Copy from the first line below down to and including the line with "rh_db = [23.5, 90.5]". Skip the pictures.

● Dataset extract
--- Begin ---

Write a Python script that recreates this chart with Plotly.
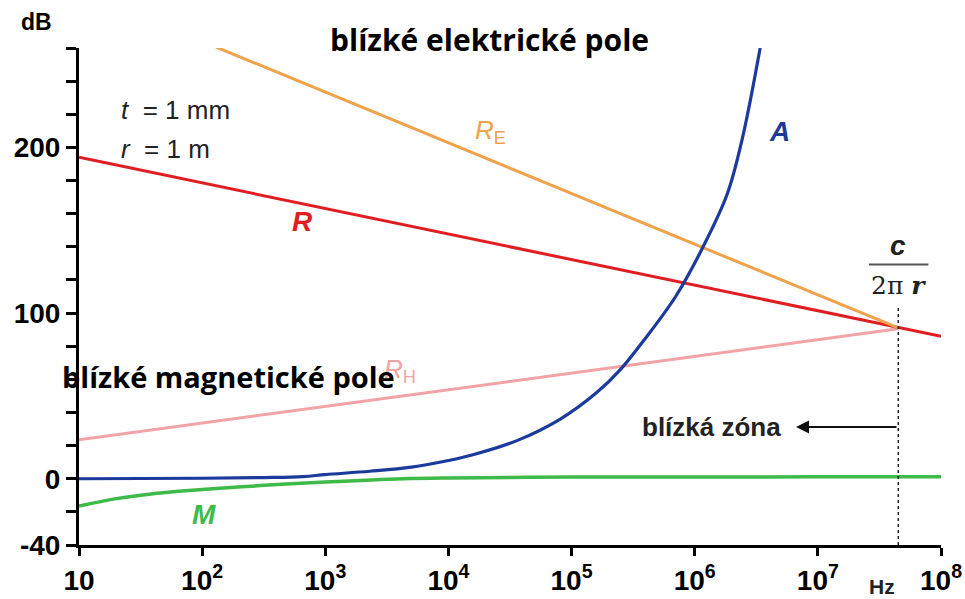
import plotly.graph_objects as go

# ---- data (frequency in Hz, attenuation in dB) ----
re_freq = [1.3e2, 4.5e7]
re_db = [260.5, 91]

r_freq = [1e1, 1e8]
r_db = [194, 86]

rh_freq = [1e1, 4.5e7]
rh_db = [23.5, 90.5]

a_freq = [1e1, 1e2, 3.2e2, 6.6e2, 1e3, 2.3e3, 5e3, 1e4, 1.5e4, 3.6e4, 8.1e4,
          1.6e5, 2.5e5, 4e5, 7e5, 1.17e6, 1.84e6, 2.43e6, 3.4e6]
a_db = [0, 0.3, 0.7, 1.3, 2.5, 4.5, 7, 11, 14, 23, 36,
        52, 66, 85, 110, 140, 172, 205, 260]

m_freq = [1e1, 2e1, 4e1, 1e2, 3.2e2, 1e3, 4.3e3, 1e4, 1e5, 1e6, 1e7, 1e8]
m_db = [-16.5, -12, -9, -6.5, -4, -2, 0, 0.5, 1, 1, 1.2, 1.2]

zone_freq = [4.5e7, 4.5e7]
zone_db = [-40, 104]

frac_freq = [2.6e7, 7.9e7]
frac_db = [129.3, 129.3]

x_tickvals = [1e1, 1e2, 1e3, 1e4, 1e5, 1e6, 1e7, 1e8]
x_ticktext = ["<b>10</b>", "<b>10<sup>2</sup></b>", "<b>10<sup>3</sup></b>", "<b>10<sup>4</sup></b>",
              "<b>10<sup>5</sup></b>", "<b>10<sup>6</sup></b>", "<b>10<sup>7</sup></b>",
              "<b>10<sup>8</sup></b>"]
y_tickvals = list(range(-40, 261, 20))
y_labels = {-40: "<b>-40</b>", 0: "<b>0</b>", 100: "<b>100</b>", 200: "<b>200</b>"}
y_ticktext = [y_labels.get(v, "") for v in y_tickvals]

W, H = 965, 599
L, R, T, B = 79, 24, 48, 54
PW, PH = W - L - R, H - T - B

NARROW = "Liberation Sans Narrow, Liberation Sans, Arial"
SANS = "Liberation Sans, Arial"


def px(x):
    return (x - L) / PW


def py(y):
    return (H - B - y) / PH


fig = go.Figure()
fig.add_trace(go.Scatter(x=rh_freq, y=rh_db, mode="lines",
                         line=dict(color="#F2A3A6", width=3)))
fig.add_trace(go.Scatter(x=r_freq, y=r_db, mode="lines",
                         line=dict(color="#E01E22", width=3)))
fig.add_trace(go.Scatter(x=re_freq, y=re_db, mode="lines",
                         line=dict(color="#F0A24A", width=3)))
fig.add_trace(go.Scatter(x=m_freq, y=m_db, mode="lines", line_shape="spline",
                         line=dict(color="#3DBA47", width=3.5)))
fig.add_trace(go.Scatter(x=a_freq, y=a_db, mode="lines", line_shape="spline",
                         line=dict(color="#1B3A9C", width=3.2)))
fig.add_trace(go.Scatter(x=zone_freq, y=zone_db, mode="lines",
                         line=dict(color="#222222", width=1.5, dash="dot")))
fig.add_trace(go.Scatter(x=frac_freq, y=frac_db, mode="lines",
                         line=dict(color="#555555", width=2)))

ann = []


def txt(x, y, s, size, color="black", family=SANS, xanchor="center"):
    ann.append(dict(x=px(x), y=py(y), xref="paper", yref="paper", text=s,
                    showarrow=False, xanchor=xanchor, yanchor="middle",
                    font=dict(size=size, color=color, family=family)))


txt(400, 370, "<i>R</i><sub>H</sub>", 26, "#F2A3A6")
txt(490, 131, "<i>R</i><sub>E</sub>", 26, "#F0A24A")
txt(302, 222, "<b><i>R</i></b>", 28, "#E01E22")
txt(779, 131, "<b><i>A</i></b>", 28, "#1B3A9C")
txt(204, 514, "<b><i>M</i></b>", 28, "#3DBA47")
txt(36, 22, "<b>dB</b>", 23)
txt(119, 110, "<i>t</i>  = 1 mm", 26, "#222222", xanchor="left")
txt(119, 149, "<i>r</i>  = 1 m", 26, "#222222", xanchor="left")
txt(898, 246, "<b><i>c</i></b>", 28, "#222222")
txt(898, 285, "2π <b><i>r</i></b>", 25, "#222222", family="DejaVu Serif, serif")
txt(882, 586, "<b>Hz</b>", 21, "#222222")
txt(640, 427, "<b>blízká zóna</b>", 26, "#222222", xanchor="left")
txt(489, 40, "<b>blízké elektrické pole</b>", 30, family="Open Sans, Lato")
txt(228, 376, "<b>blízké magnetické pole</b>", 29, family="Open Sans, Lato")

# arrow pointing left from the dotted line
ann.append(dict(x=px(796), y=py(427), xref="paper", yref="paper",
                ax=898 - 796, ay=0, axref="pixel", ayref="pixel",
                showarrow=True, arrowhead=2, arrowsize=1.3, arrowwidth=2,
                arrowcolor="#111111", text=""))

fig.update_layout(
    width=W, height=H,
    margin=dict(l=L, r=R, t=T, b=B, autoexpand=False),
    paper_bgcolor="white", plot_bgcolor="white",
    showlegend=False,
    annotations=ann,
    xaxis=dict(type="log", range=[1, 8], showgrid=False, zeroline=False,
               showline=True, linecolor="black", linewidth=3,
               ticks="outside", ticklen=8, tickwidth=3, tickcolor="black",
               tickvals=x_tickvals, ticktext=x_ticktext, automargin=False,
               tickfont=dict(size=28, family=NARROW, color="black"),
               ticklabelstandoff=0),
    yaxis=dict(range=[-40, 260], showgrid=False, zeroline=False,
               showline=True, linecolor="black", linewidth=3,
               ticks="outside", ticklen=10, tickwidth=3, tickcolor="black",
               tickvals=y_tickvals, ticktext=y_ticktext, automargin=False,
               tickfont=dict(size=28, family=NARROW, color="black")),
)

fig.write_html("out.html")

--- End ---

● Reply
Write a Python script that recreates this chart with Plotly.
import plotly.graph_objects as go

# ---- data (frequency in Hz, attenuation in dB) ----
re_freq = [1.3e2, 4.5e7]
re_db = [260.5, 91]

r_freq = [1e1, 1e8]
r_db = [194, 86]

rh_freq = [1e1, 4.5e7]
rh_db = [23.5, 90.5]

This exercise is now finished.